OTTAWA — Canadian oilsands exporters narrowly survived a vote in the European Parliament on Wednesday that could have once again penalized Alberta bitumen as dirty oil.
A proposed fuel quality directive for European Union refineries has been the subject of a well-funded Canadian lobbying campaign for more than two years.
Canadian negotiators thought the matter was settled this fall when the European Commission backed off and decided all European feedstock crude would be assigned common carbon intensity values, without singling out higher intensity sources such as Canadian bitumen.
However, the European Parliament's environment committee flatly rejected the proposal earlier this month, forcing Wednesday's vote.
More elected parliamentarians actually voted to reject the new fuel quality directive than accept it — 337-325 — but with 48 abstentions, their numbers fell short of the 376 votes required for an absolute majority to overturn the proposed deal.
The fuel quality directive, or FQD, will go to a ratification vote early in 2015.

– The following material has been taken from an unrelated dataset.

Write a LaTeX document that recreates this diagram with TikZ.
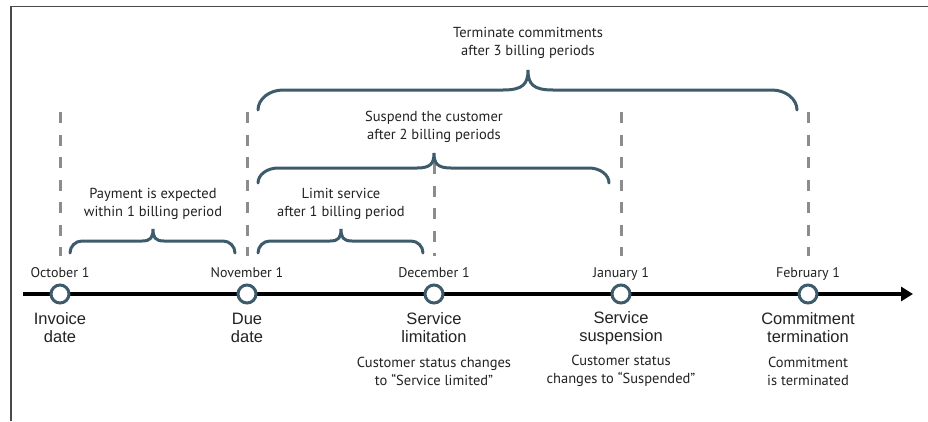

"We have the new, watered-down version of the implementing measure that will now go forward," David Livingstone, an associate in the energy and climate program at the Washington-based Carnegie Endowment for International Peace, said in an interview.
"That's a victory for Canada."
For information purposes, Canada's bitumen remains a high-carbon source in the FQD, but the directive will have no practical effect.
Canada successfully argued that current measures of GHG emissions are discriminatory, not taking into consideration things like venting and flaring practices by some producers, for instance.
"Any measure that unfairly targets the Canadian oilsands, when oil with the same or higher GHG emissions from other countries gets a free pass, is discriminatory," Natural Resources Minister Greg Rickford said in a release after the vote.
"Our government will continue advocating for Canadian interests and Canadian jobs. We are encouraged the European Parliament relied on science and the facts in making this decision."
Livingstone noted that because there will likely be a two-year implementation phase-in period for individual EU states, the proposed directive won't be fully in effect until at least 2017 — and it is unclear what will happen in the post-2020 period.
As more data is collected about the relative greenhouse gas emissions from different sources of conventional and unconventional oil, Livingstone said the EU may revisit its rules.
"The big victory here is they have the infrastructure in place to be able to strengthen and refine this regulation over time," he said.
The EU's fuel quality directive has been the subject of intense lobbying since early 2012, when it was proposed that Canadian bitumen be rated 22 per cent more carbon-intensive than conventional oil.
Under European emissions rules, that dirty oil designation would make Canadian oilsands imports problematic for Europe's refineries.
The Conservative government allocated $30 million last year to pay for two years of international advocacy and advertising on behalf of Canadian oil and gas producers and mining interests.
This fall, the first shiploads of Canadian bitumen began arriving in Europe — exports the industry and the Canadian government hope to accelerate with TransCanada Corp.'s proposed Energy East pipeline from Alberta to the Atlantic coast.